== SUPPLIED INFORMATION
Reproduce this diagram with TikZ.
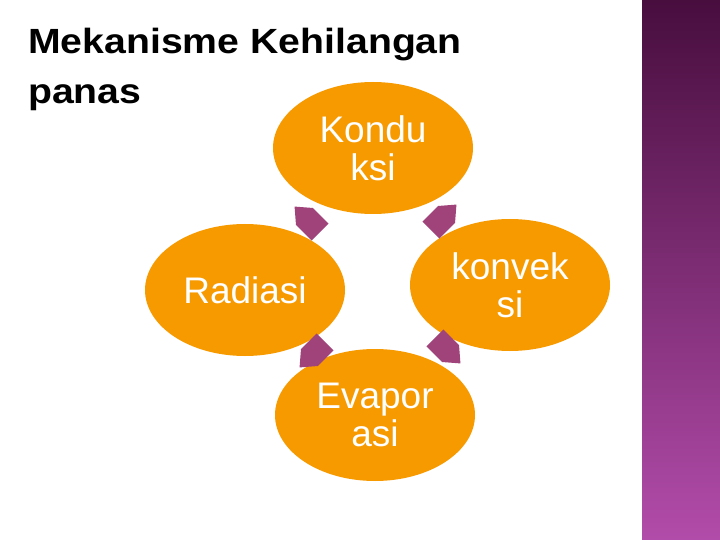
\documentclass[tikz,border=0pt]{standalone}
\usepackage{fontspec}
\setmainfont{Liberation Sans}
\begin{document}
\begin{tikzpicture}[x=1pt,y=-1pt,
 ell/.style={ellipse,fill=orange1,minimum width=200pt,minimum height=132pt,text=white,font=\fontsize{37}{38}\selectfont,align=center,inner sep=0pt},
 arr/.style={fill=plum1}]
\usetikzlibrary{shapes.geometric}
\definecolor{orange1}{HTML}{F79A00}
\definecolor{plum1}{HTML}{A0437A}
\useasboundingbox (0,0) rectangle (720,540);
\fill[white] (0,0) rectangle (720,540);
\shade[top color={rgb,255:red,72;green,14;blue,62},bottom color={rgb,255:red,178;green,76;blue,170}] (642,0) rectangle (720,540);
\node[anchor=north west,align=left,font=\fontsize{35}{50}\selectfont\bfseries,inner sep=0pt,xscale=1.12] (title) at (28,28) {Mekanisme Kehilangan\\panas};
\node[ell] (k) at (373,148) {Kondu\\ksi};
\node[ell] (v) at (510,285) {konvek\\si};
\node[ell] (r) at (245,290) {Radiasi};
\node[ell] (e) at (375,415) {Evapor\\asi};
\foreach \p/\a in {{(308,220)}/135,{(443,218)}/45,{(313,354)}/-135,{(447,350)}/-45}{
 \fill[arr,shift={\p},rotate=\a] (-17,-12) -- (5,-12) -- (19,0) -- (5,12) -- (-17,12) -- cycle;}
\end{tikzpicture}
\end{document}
====
== SUPPLIED INFORMATION
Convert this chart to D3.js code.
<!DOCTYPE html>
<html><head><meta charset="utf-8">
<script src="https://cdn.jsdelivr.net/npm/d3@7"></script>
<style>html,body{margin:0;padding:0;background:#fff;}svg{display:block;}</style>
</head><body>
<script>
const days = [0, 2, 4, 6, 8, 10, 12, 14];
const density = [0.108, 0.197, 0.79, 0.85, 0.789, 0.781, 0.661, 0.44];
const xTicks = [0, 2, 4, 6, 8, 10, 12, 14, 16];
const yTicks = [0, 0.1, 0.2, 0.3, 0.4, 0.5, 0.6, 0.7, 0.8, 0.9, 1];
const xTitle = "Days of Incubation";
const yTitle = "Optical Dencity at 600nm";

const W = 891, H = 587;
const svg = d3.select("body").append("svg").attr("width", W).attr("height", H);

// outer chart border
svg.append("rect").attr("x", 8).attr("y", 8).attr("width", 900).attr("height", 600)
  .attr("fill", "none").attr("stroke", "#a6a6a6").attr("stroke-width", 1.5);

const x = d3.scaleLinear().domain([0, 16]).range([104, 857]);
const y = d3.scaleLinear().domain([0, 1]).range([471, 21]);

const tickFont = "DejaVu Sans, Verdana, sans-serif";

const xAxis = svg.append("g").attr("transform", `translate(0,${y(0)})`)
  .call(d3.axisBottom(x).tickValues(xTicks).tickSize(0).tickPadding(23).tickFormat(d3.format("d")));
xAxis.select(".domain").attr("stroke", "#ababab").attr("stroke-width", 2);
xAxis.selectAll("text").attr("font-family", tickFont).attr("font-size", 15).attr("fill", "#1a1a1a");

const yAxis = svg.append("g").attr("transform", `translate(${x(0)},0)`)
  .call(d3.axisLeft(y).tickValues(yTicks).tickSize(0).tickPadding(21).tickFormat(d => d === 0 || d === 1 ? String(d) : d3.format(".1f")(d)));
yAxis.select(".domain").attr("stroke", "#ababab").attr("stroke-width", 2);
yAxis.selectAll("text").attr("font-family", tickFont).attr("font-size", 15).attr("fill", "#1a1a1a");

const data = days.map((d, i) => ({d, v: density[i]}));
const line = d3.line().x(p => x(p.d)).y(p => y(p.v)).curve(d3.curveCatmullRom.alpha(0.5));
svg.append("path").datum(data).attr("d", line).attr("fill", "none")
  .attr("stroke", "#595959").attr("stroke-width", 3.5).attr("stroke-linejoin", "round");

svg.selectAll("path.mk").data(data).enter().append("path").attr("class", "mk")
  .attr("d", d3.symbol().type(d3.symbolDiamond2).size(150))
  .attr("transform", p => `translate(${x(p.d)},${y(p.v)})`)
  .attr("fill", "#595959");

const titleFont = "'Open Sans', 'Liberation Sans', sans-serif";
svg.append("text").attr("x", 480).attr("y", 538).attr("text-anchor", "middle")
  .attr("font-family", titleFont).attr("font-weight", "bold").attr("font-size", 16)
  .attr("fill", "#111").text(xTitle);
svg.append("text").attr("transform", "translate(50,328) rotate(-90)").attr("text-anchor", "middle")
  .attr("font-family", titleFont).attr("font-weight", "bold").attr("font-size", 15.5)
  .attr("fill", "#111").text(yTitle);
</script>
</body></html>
====
### TASK
Select every line above that contains the word "chart", and copy it.

### ANSWER TO THE TASK
Convert this chart to D3.js code.
// outer chart border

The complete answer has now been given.